Goal -> Without the pictures, please reproduce only the lines from the one with "Emit a LaTeX" through the one with "(533,56) -- cycle;", both included.

The input ->
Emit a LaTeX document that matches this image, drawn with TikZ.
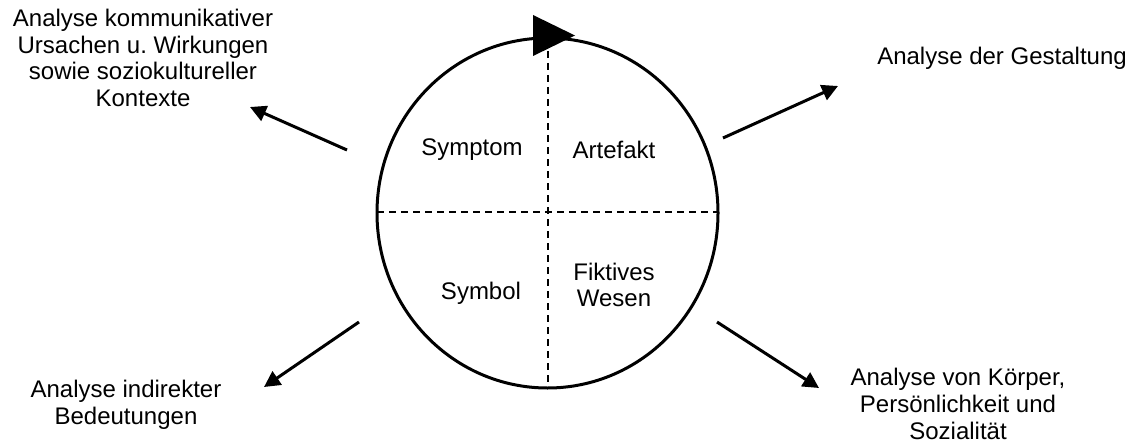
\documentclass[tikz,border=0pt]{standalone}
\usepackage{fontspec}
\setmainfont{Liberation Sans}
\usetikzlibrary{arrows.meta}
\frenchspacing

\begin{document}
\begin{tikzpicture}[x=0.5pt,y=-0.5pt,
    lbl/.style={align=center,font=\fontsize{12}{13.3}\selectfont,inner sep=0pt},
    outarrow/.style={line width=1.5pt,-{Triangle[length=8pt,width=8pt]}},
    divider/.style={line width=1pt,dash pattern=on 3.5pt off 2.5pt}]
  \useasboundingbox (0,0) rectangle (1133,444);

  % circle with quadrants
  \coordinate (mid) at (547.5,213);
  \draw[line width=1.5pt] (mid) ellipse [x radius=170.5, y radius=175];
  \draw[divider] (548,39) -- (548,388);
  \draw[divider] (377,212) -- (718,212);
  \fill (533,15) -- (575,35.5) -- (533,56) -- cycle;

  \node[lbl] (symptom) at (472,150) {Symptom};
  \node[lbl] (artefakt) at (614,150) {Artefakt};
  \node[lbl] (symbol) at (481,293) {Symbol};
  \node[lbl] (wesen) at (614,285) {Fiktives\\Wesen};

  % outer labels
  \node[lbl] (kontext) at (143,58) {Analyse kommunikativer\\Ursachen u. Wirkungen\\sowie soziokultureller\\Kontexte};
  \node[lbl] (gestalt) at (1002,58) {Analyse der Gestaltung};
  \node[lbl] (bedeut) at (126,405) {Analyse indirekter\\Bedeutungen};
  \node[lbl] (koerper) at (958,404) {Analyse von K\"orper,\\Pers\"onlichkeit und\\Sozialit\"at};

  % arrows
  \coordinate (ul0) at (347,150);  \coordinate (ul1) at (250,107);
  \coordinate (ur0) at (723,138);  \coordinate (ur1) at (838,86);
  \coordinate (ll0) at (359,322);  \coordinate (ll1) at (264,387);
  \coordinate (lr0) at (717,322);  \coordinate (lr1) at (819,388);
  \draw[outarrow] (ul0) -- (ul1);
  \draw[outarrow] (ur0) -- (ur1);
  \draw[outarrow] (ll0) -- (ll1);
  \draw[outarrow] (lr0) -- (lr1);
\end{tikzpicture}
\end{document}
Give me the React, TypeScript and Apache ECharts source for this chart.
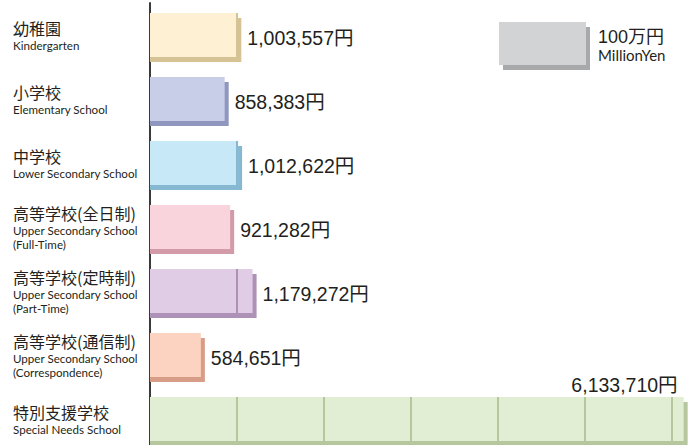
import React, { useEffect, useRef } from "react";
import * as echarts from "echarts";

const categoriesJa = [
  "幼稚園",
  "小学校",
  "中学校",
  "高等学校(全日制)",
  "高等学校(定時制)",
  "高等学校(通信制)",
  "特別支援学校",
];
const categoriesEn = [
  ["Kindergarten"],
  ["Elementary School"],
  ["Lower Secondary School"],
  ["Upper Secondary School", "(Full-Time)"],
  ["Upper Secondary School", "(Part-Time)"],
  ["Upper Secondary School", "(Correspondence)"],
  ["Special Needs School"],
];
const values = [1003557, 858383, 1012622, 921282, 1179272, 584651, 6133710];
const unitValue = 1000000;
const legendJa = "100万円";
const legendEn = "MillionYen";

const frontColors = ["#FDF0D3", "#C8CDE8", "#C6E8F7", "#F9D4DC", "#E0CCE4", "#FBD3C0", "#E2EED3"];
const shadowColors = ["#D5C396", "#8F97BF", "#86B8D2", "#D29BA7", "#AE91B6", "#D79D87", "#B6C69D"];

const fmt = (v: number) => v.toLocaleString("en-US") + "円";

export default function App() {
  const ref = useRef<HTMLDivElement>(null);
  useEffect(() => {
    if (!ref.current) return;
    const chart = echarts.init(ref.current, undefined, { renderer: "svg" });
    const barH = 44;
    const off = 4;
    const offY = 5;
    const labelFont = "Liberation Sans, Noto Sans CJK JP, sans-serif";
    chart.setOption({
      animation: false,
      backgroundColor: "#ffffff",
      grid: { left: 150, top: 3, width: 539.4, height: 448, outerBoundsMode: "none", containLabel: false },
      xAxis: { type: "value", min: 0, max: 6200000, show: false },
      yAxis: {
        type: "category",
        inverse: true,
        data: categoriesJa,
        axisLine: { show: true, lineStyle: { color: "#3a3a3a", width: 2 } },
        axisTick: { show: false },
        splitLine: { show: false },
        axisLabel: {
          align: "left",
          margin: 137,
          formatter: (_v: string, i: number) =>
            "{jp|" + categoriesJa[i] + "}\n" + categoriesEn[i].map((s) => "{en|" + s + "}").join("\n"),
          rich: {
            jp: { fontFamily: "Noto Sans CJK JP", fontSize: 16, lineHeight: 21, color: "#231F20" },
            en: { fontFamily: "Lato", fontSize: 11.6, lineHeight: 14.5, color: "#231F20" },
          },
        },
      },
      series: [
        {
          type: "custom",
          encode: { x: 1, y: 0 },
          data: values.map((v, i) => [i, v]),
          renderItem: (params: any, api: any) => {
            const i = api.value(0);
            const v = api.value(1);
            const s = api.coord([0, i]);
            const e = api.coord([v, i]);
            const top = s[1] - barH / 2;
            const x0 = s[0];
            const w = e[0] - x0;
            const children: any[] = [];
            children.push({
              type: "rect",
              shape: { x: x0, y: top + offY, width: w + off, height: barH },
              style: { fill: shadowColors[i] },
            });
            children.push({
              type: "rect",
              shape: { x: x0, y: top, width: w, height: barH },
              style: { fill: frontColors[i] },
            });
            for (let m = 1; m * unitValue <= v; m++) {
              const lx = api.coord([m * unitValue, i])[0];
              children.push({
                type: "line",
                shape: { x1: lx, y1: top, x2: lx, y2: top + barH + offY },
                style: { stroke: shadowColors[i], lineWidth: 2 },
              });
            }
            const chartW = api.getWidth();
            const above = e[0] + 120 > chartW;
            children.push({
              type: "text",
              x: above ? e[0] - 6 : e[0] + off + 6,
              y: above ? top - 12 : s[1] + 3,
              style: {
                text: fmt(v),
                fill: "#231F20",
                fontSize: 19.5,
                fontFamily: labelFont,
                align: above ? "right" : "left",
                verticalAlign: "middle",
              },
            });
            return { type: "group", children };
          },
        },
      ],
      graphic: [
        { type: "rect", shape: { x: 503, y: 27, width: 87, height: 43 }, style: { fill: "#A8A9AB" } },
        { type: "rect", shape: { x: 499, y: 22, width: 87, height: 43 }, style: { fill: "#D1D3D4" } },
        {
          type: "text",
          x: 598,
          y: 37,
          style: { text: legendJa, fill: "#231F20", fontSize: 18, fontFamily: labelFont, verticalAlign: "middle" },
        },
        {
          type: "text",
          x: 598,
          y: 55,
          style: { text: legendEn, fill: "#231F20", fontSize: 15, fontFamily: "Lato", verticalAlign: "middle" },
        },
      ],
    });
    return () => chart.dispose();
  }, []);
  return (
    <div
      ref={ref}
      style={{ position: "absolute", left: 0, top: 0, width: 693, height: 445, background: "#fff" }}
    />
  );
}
* * *
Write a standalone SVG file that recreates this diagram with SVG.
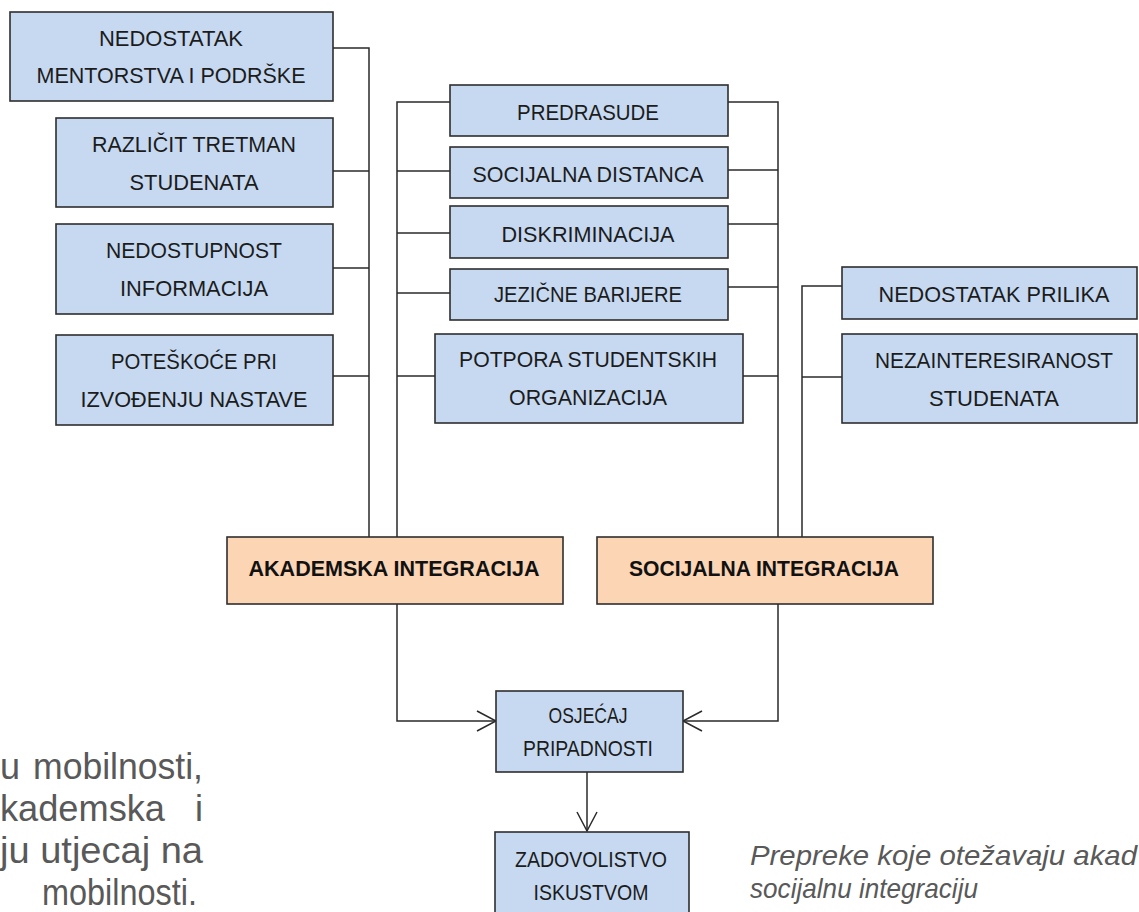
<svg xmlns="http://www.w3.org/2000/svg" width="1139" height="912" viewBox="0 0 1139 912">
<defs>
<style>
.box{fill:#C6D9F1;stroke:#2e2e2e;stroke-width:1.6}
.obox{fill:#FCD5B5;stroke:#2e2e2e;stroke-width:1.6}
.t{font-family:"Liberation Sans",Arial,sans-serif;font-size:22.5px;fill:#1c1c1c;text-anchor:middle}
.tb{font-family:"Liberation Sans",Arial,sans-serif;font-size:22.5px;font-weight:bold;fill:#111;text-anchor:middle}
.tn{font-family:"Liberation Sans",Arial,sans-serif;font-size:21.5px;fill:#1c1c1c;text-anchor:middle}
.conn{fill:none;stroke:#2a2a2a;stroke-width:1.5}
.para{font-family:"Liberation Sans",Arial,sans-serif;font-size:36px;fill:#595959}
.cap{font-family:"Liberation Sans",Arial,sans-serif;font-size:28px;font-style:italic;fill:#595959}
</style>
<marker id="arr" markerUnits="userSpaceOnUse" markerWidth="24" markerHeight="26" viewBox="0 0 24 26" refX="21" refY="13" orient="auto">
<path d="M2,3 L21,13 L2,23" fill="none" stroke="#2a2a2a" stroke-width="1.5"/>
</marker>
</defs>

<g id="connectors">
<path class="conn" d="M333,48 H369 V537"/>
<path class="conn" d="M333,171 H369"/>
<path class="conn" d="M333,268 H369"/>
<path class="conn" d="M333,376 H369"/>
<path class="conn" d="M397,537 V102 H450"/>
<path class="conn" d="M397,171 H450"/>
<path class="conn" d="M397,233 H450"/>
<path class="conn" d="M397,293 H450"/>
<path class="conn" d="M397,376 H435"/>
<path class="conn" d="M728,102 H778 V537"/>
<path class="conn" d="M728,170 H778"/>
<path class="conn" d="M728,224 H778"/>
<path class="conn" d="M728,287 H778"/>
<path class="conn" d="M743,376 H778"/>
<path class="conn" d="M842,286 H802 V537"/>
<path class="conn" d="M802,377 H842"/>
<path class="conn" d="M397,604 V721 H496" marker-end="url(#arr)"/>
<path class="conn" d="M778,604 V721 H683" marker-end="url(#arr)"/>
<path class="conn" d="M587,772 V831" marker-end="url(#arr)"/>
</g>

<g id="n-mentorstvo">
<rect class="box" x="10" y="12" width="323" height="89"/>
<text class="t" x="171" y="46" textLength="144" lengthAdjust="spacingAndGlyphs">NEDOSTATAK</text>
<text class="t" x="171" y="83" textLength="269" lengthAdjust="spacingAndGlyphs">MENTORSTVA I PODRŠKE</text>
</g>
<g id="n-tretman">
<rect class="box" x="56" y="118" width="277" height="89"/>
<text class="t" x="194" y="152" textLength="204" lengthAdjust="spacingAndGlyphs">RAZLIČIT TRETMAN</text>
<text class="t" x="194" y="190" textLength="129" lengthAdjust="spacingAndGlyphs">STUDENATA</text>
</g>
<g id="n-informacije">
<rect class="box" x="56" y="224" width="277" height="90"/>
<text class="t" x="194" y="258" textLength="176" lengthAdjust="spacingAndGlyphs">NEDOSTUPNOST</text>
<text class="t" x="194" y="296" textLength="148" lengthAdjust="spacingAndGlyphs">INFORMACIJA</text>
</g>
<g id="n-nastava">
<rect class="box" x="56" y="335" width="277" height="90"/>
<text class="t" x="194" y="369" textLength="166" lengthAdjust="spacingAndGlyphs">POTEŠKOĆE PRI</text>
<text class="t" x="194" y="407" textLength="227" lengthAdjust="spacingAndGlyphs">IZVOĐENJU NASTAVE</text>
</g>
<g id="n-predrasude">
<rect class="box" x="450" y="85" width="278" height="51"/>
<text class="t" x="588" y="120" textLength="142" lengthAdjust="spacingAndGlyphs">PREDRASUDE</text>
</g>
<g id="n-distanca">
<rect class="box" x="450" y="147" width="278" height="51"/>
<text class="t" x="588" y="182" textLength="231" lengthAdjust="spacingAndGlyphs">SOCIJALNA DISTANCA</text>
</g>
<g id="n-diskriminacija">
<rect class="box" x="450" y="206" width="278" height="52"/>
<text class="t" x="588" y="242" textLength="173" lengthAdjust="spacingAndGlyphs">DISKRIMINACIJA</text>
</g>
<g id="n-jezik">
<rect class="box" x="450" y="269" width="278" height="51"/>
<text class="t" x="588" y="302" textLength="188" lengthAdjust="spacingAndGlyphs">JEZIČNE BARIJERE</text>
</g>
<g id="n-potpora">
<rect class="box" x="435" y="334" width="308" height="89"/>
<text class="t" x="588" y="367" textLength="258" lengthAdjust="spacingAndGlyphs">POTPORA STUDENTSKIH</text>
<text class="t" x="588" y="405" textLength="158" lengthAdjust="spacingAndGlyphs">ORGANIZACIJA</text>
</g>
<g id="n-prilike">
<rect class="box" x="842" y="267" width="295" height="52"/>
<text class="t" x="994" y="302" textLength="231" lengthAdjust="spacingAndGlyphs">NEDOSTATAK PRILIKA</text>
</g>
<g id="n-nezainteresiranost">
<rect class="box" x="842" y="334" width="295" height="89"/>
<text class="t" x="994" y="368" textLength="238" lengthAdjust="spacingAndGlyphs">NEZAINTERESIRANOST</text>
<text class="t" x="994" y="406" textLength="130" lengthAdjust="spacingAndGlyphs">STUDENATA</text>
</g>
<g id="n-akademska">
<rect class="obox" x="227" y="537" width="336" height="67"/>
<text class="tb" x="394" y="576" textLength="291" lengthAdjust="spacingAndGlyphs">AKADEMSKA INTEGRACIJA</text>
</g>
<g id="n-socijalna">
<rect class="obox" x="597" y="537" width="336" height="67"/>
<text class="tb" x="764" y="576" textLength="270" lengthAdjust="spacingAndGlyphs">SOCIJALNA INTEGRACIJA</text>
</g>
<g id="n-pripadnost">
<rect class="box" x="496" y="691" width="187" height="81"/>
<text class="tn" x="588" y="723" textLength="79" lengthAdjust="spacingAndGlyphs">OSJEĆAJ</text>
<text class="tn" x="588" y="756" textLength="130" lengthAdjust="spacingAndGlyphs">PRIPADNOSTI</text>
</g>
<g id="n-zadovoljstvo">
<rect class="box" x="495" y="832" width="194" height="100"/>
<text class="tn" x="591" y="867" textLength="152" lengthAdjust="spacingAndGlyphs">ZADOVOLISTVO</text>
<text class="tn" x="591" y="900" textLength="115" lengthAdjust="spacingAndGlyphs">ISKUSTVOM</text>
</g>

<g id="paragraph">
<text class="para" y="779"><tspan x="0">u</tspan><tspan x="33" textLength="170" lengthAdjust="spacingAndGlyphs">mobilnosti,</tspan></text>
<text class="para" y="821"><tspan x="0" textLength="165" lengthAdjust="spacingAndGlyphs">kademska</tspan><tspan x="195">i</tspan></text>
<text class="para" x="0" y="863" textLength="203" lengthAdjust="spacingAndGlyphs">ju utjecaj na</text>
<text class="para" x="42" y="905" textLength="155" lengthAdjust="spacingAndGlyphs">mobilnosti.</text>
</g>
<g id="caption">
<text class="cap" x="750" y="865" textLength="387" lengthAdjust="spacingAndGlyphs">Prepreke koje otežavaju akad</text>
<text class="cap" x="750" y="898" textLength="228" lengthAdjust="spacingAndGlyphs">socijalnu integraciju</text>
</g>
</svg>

Task solution ->
Emit a LaTeX document that matches this image, drawn with TikZ.
\documentclass[tikz,border=0pt]{standalone}
\usepackage{fontspec}
\setmainfont{Liberation Sans}
\usetikzlibrary{arrows.meta}
\frenchspacing

\begin{document}
\begin{tikzpicture}[x=0.5pt,y=-0.5pt,
    lbl/.style={align=center,font=\fontsize{12}{13.3}\selectfont,inner sep=0pt},
    outarrow/.style={line width=1.5pt,-{Triangle[length=8pt,width=8pt]}},
    divider/.style={line width=1pt,dash pattern=on 3.5pt off 2.5pt}]
  \useasboundingbox (0,0) rectangle (1133,444);

  % circle with quadrants
  \coordinate (mid) at (547.5,213);
  \draw[line width=1.5pt] (mid) ellipse [x radius=170.5, y radius=175];
  \draw[divider] (548,39) -- (548,388);
  \draw[divider] (377,212) -- (718,212);
  \fill (533,15) -- (575,35.5) -- (533,56) -- cycle;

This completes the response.